### Set exercise
Your task is to copy the listing exactly, with the pictures left out.

### Material
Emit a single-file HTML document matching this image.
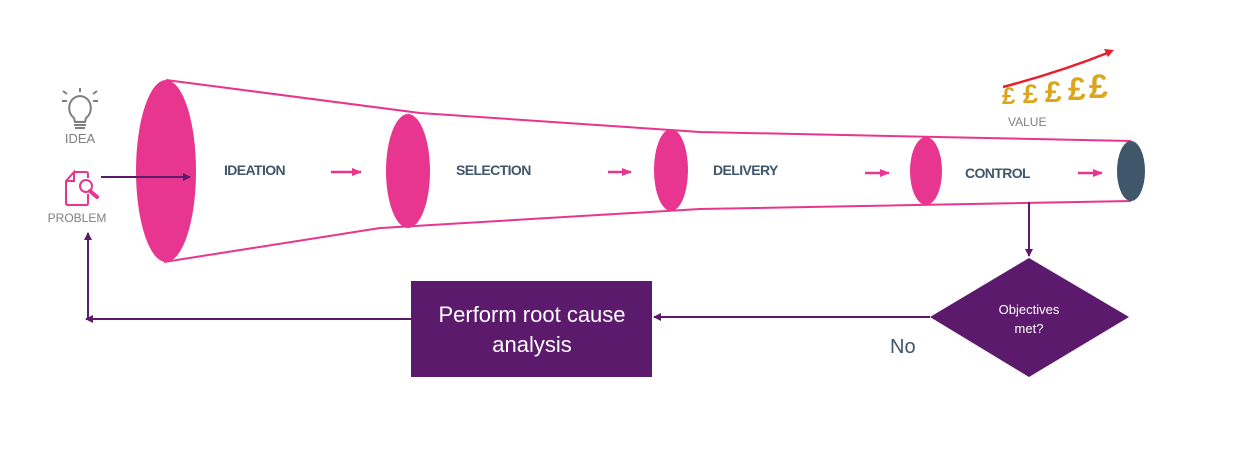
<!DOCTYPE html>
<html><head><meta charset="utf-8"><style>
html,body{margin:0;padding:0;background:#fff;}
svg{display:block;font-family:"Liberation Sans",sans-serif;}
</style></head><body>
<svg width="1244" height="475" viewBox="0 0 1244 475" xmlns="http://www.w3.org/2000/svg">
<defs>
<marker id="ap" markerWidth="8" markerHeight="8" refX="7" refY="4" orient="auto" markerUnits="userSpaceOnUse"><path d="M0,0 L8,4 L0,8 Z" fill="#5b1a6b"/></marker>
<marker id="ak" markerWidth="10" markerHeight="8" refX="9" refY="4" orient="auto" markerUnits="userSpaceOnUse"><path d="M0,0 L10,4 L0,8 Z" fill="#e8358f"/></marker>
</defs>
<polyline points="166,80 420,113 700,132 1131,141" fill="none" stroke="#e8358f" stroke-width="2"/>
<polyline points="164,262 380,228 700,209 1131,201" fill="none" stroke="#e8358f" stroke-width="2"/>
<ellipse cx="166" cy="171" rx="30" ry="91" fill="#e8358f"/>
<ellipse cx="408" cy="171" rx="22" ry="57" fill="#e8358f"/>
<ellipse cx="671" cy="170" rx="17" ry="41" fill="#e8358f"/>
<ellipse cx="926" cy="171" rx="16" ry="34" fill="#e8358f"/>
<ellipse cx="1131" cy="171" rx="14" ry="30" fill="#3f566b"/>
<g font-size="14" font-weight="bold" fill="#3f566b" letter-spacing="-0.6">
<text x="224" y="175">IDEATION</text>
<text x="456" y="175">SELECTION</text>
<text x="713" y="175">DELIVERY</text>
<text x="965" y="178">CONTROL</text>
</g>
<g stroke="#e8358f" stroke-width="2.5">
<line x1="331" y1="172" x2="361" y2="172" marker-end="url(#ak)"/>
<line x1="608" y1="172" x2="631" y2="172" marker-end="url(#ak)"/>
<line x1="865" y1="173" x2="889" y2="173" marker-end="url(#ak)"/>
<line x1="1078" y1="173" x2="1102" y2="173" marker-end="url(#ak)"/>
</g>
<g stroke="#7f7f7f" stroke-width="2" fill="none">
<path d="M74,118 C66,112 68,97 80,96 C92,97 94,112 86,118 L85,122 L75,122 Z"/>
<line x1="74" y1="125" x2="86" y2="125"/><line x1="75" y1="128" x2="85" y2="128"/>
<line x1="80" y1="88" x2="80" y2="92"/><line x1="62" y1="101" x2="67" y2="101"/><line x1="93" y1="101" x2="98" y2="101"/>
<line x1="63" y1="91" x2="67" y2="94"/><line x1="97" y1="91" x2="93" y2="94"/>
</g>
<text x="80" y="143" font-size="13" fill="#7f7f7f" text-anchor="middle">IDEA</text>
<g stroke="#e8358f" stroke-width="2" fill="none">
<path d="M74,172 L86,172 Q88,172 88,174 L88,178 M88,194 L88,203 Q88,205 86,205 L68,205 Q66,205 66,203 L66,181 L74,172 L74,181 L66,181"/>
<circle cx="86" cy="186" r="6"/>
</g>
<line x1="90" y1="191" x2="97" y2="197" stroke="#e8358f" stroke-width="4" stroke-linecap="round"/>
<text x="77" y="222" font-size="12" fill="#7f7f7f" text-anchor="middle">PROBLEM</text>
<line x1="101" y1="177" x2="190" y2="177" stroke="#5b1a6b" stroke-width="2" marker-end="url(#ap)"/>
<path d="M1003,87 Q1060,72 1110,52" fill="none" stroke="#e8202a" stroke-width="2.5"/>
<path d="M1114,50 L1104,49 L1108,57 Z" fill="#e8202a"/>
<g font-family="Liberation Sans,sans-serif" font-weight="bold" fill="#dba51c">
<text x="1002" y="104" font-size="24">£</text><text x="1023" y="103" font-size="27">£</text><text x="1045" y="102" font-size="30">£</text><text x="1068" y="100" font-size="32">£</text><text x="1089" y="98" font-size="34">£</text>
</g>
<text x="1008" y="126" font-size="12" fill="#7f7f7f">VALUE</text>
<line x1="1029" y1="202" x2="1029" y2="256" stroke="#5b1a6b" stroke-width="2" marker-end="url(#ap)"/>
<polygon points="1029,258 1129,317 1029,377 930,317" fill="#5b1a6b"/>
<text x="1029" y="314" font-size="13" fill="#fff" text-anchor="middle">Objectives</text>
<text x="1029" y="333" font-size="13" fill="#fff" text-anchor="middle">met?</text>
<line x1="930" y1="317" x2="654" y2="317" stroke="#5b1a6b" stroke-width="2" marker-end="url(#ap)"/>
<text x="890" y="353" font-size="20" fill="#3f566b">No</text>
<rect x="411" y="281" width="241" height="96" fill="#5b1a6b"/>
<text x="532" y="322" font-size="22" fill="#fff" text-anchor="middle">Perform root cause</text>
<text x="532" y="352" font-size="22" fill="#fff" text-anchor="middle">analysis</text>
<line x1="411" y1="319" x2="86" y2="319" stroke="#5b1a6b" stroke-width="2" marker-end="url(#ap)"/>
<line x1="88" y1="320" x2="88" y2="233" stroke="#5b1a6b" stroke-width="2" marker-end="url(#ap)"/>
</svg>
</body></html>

### Expected answer
Emit a single-file HTML document matching this image.
<!DOCTYPE html>
<html><head><meta charset="utf-8"><style>
html,body{margin:0;padding:0;background:#fff;}
svg{display:block;font-family:"Liberation Sans",sans-serif;}
</style></head><body>
<svg width="1244" height="475" viewBox="0 0 1244 475" xmlns="http://www.w3.org/2000/svg">
<defs>
<marker id="ap" markerWidth="8" markerHeight="8" refX="7" refY="4" orient="auto" markerUnits="userSpaceOnUse"><path d="M0,0 L8,4 L0,8 Z" fill="#5b1a6b"/></marker>
<marker id="ak" markerWidth="10" markerHeight="8" refX="9" refY="4" orient="auto" markerUnits="userSpaceOnUse"><path d="M0,0 L10,4 L0,8 Z" fill="#e8358f"/></marker>
</defs>
<polyline points="166,80 420,113 700,132 1131,141" fill="none" stroke="#e8358f" stroke-width="2"/>
<polyline points="164,262 380,228 700,209 1131,201" fill="none" stroke="#e8358f" stroke-width="2"/>
<ellipse cx="166" cy="171" rx="30" ry="91" fill="#e8358f"/>
<ellipse cx="408" cy="171" rx="22" ry="57" fill="#e8358f"/>
<ellipse cx="671" cy="170" rx="17" ry="41" fill="#e8358f"/>
<ellipse cx="926" cy="171" rx="16" ry="34" fill="#e8358f"/>
<ellipse cx="1131" cy="171" rx="14" ry="30" fill="#3f566b"/>
<g font-size="14" font-weight="bold" fill="#3f566b" letter-spacing="-0.6">
<text x="224" y="175">IDEATION</text>
<text x="456" y="175">SELECTION</text>
<text x="713" y="175">DELIVERY</text>
<text x="965" y="178">CONTROL</text>
</g>
<g stroke="#e8358f" stroke-width="2.5">
<line x1="331" y1="172" x2="361" y2="172" marker-end="url(#ak)"/>
<line x1="608" y1="172" x2="631" y2="172" marker-end="url(#ak)"/>
<line x1="865" y1="173" x2="889" y2="173" marker-end="url(#ak)"/>
<line x1="1078" y1="173" x2="1102" y2="173" marker-end="url(#ak)"/>
</g>
<g stroke="#7f7f7f" stroke-width="2" fill="none">
<path d="M74,118 C66,112 68,97 80,96 C92,97 94,112 86,118 L85,122 L75,122 Z"/>
<line x1="74" y1="125" x2="86" y2="125"/><line x1="75" y1="128" x2="85" y2="128"/>
<line x1="80" y1="88" x2="80" y2="92"/><line x1="62" y1="101" x2="67" y2="101"/><line x1="93" y1="101" x2="98" y2="101"/>
<line x1="63" y1="91" x2="67" y2="94"/><line x1="97" y1="91" x2="93" y2="94"/>
</g>
<text x="80" y="143" font-size="13" fill="#7f7f7f" text-anchor="middle">IDEA</text>
<g stroke="#e8358f" stroke-width="2" fill="none">
<path d="M74,172 L86,172 Q88,172 88,174 L88,178 M88,194 L88,203 Q88,205 86,205 L68,205 Q66,205 66,203 L66,181 L74,172 L74,181 L66,181"/>
<circle cx="86" cy="186" r="6"/>
</g>
<line x1="90" y1="191" x2="97" y2="197" stroke="#e8358f" stroke-width="4" stroke-linecap="round"/>
<text x="77" y="222" font-size="12" fill="#7f7f7f" text-anchor="middle">PROBLEM</text>
<line x1="101" y1="177" x2="190" y2="177" stroke="#5b1a6b" stroke-width="2" marker-end="url(#ap)"/>
<path d="M1003,87 Q1060,72 1110,52" fill="none" stroke="#e8202a" stroke-width="2.5"/>
<path d="M1114,50 L1104,49 L1108,57 Z" fill="#e8202a"/>
<g font-family="Liberation Sans,sans-serif" font-weight="bold" fill="#dba51c">
<text x="1002" y="104" font-size="24">£</text><text x="1023" y="103" font-size="27">£</text><text x="1045" y="102" font-size="30">£</text><text x="1068" y="100" font-size="32">£</text><text x="1089" y="98" font-size="34">£</text>
</g>
<text x="1008" y="126" font-size="12" fill="#7f7f7f">VALUE</text>
<line x1="1029" y1="202" x2="1029" y2="256" stroke="#5b1a6b" stroke-width="2" marker-end="url(#ap)"/>
<polygon points="1029,258 1129,317 1029,377 930,317" fill="#5b1a6b"/>
<text x="1029" y="314" font-size="13" fill="#fff" text-anchor="middle">Objectives</text>
<text x="1029" y="333" font-size="13" fill="#fff" text-anchor="middle">met?</text>
<line x1="930" y1="317" x2="654" y2="317" stroke="#5b1a6b" stroke-width="2" marker-end="url(#ap)"/>
<text x="890" y="353" font-size="20" fill="#3f566b">No</text>
<rect x="411" y="281" width="241" height="96" fill="#5b1a6b"/>
<text x="532" y="322" font-size="22" fill="#fff" text-anchor="middle">Perform root cause</text>
<text x="532" y="352" font-size="22" fill="#fff" text-anchor="middle">analysis</text>
<line x1="411" y1="319" x2="86" y2="319" stroke="#5b1a6b" stroke-width="2" marker-end="url(#ap)"/>
<line x1="88" y1="320" x2="88" y2="233" stroke="#5b1a6b" stroke-width="2" marker-end="url(#ap)"/>
</svg>
</body></html>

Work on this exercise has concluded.